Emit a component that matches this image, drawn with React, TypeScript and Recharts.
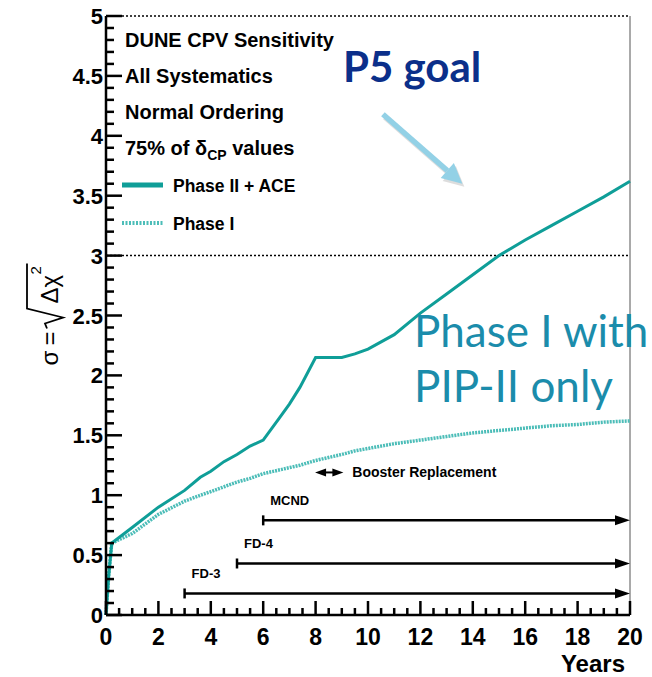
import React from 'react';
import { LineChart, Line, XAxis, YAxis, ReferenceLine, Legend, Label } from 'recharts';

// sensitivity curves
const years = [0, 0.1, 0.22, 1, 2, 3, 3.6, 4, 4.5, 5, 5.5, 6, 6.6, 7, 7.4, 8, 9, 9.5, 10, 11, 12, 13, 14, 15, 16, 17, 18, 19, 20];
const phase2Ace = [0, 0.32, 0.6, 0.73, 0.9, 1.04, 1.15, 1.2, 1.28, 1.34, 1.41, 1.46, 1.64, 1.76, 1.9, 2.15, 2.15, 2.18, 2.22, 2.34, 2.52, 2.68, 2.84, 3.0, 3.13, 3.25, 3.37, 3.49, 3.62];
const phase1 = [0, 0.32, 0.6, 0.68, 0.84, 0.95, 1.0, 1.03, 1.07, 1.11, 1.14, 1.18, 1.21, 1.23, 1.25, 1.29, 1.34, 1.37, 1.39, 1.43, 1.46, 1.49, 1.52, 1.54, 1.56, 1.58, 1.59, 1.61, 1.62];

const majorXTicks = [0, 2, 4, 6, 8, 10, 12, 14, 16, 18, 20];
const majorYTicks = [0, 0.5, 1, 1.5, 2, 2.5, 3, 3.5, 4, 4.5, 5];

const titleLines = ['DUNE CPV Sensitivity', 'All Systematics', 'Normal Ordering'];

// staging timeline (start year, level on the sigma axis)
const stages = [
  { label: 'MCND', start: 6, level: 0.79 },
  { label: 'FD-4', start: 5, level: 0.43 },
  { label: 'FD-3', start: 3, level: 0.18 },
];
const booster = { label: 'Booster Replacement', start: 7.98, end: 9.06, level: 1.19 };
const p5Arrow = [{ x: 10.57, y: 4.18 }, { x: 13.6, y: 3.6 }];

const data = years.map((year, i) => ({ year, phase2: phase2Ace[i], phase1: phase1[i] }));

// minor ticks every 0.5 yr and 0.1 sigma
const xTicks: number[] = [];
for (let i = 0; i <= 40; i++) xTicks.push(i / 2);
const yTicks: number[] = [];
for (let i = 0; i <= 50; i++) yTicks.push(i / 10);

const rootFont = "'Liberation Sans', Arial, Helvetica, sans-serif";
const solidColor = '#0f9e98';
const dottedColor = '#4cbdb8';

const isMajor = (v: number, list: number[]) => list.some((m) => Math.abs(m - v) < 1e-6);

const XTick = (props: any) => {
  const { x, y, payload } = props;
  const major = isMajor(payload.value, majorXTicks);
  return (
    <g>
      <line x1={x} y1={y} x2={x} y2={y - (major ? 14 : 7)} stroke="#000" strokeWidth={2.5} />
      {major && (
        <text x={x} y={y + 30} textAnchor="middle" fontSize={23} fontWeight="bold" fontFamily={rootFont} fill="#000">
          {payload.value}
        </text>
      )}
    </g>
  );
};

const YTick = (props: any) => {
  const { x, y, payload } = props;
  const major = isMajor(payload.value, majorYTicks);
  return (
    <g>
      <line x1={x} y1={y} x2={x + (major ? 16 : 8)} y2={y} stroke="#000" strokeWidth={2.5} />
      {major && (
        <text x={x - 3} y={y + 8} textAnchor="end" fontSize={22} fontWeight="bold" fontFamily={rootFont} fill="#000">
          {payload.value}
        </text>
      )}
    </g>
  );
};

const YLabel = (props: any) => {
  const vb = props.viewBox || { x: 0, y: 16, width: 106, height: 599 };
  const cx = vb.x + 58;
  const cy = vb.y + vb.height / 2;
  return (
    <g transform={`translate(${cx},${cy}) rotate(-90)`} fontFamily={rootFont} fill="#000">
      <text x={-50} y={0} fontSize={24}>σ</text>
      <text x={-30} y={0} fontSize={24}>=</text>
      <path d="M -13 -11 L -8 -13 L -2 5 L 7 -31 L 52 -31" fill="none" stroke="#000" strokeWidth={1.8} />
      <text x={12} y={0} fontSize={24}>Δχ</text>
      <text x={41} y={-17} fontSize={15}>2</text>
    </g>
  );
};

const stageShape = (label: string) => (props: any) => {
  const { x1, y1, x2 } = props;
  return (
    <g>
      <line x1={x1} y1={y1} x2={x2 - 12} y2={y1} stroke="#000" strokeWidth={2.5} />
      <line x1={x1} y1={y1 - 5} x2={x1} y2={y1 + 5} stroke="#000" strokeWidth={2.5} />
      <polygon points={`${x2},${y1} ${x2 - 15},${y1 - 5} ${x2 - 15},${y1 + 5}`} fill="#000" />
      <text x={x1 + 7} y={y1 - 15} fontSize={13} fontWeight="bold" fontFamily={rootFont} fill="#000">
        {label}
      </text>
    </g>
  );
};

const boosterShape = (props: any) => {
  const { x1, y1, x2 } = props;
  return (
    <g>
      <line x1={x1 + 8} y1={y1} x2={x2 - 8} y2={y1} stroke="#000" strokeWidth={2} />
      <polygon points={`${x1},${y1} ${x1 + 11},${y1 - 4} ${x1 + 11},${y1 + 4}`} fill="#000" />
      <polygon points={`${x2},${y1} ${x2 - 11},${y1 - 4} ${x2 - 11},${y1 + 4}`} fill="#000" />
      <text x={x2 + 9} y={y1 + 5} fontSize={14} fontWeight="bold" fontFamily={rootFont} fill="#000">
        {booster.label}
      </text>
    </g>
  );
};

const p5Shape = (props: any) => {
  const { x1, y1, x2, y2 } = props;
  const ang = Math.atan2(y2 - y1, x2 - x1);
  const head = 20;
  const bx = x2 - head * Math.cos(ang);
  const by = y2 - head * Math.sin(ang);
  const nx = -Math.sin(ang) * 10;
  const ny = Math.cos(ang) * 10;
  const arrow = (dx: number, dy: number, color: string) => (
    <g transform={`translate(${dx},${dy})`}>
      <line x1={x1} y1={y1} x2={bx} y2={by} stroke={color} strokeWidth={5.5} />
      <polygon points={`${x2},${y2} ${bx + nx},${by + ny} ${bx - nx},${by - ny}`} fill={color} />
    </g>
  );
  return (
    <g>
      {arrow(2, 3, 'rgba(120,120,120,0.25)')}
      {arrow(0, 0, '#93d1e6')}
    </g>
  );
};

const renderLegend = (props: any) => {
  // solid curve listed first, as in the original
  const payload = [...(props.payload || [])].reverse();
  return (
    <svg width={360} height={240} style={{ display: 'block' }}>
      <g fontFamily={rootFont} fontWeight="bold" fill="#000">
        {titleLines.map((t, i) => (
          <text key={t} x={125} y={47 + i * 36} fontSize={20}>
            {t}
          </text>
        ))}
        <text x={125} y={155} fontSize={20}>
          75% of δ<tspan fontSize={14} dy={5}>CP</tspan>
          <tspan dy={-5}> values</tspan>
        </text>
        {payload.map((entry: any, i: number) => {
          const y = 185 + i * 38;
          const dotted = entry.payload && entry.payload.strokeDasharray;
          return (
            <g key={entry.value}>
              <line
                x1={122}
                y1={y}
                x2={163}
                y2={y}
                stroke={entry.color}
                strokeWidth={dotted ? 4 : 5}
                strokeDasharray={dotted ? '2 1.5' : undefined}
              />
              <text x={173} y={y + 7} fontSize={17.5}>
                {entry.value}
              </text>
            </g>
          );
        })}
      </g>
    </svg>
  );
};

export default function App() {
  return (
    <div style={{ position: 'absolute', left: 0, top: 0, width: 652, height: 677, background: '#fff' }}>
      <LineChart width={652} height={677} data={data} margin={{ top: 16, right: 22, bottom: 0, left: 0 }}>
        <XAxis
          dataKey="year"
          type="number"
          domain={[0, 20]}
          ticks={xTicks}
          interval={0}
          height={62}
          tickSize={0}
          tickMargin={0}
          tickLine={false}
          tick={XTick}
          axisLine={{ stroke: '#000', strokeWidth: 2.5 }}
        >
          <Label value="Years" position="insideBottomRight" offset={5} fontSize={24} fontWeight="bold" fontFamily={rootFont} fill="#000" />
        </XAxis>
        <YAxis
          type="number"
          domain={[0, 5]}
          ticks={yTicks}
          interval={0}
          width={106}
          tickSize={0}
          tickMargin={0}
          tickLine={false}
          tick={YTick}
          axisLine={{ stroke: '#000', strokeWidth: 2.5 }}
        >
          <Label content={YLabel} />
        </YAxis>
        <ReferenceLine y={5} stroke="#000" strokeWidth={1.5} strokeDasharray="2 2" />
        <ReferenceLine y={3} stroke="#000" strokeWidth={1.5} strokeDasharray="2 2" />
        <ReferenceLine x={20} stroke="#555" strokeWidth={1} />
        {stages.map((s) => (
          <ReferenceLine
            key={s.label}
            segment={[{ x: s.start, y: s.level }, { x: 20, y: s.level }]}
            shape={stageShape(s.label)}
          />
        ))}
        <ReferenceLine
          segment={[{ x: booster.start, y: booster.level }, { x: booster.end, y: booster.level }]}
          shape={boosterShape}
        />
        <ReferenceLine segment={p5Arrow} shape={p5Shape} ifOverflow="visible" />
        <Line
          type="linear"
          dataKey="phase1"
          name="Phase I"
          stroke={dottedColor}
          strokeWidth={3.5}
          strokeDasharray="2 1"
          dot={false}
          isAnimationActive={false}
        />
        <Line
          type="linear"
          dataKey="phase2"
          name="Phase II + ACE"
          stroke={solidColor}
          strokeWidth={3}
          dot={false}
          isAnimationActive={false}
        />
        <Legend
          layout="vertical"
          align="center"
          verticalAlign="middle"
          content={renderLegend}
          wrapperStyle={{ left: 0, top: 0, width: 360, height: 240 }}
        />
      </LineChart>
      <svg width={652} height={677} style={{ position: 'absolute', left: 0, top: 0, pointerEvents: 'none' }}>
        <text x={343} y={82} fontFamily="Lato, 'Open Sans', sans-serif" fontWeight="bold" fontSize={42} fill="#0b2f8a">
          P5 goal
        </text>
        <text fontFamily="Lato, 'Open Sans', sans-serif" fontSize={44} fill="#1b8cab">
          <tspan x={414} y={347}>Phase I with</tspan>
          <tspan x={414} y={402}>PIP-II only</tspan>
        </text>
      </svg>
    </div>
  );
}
==============================
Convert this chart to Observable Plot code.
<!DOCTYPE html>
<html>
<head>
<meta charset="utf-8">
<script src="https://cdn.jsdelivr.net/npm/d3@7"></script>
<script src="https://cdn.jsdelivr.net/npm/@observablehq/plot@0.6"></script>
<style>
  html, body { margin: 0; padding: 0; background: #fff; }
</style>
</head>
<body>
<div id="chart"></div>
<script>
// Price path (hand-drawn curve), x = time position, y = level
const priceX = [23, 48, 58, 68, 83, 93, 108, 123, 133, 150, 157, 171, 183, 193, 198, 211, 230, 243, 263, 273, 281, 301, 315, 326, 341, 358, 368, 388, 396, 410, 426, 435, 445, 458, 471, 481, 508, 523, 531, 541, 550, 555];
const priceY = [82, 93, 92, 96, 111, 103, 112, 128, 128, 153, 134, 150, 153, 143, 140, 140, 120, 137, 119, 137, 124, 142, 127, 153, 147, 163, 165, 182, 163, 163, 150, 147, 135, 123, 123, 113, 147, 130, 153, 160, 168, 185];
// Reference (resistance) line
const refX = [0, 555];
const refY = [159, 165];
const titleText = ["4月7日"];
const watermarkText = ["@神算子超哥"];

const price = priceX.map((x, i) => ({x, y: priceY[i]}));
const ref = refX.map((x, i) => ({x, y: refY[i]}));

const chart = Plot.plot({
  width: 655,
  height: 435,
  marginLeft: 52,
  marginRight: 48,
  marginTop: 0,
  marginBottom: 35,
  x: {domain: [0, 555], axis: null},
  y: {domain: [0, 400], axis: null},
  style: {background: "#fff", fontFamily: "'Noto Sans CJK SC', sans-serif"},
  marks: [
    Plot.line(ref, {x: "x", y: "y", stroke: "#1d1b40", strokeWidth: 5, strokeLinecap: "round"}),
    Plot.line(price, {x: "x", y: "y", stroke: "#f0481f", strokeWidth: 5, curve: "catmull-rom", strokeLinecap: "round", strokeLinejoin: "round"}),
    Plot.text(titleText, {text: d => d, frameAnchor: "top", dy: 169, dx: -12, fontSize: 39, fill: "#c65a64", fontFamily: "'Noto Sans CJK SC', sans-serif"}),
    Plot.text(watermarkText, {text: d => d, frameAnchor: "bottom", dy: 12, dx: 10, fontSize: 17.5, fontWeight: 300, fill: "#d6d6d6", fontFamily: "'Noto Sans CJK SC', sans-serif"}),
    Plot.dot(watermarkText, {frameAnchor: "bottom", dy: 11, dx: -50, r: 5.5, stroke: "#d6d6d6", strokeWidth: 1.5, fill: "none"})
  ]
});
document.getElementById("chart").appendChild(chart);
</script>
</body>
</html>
==============================
### Task description:
Print everything from the line with "Emit a component" down to the line with "ReferenceLine, Legend, Label", both included, exactly as written and without the pictures.

### Full response:
Emit a component that matches this image, drawn with React, TypeScript and Recharts.
import React from 'react';
import { LineChart, Line, XAxis, YAxis, ReferenceLine, Legend, Label } from 'recharts';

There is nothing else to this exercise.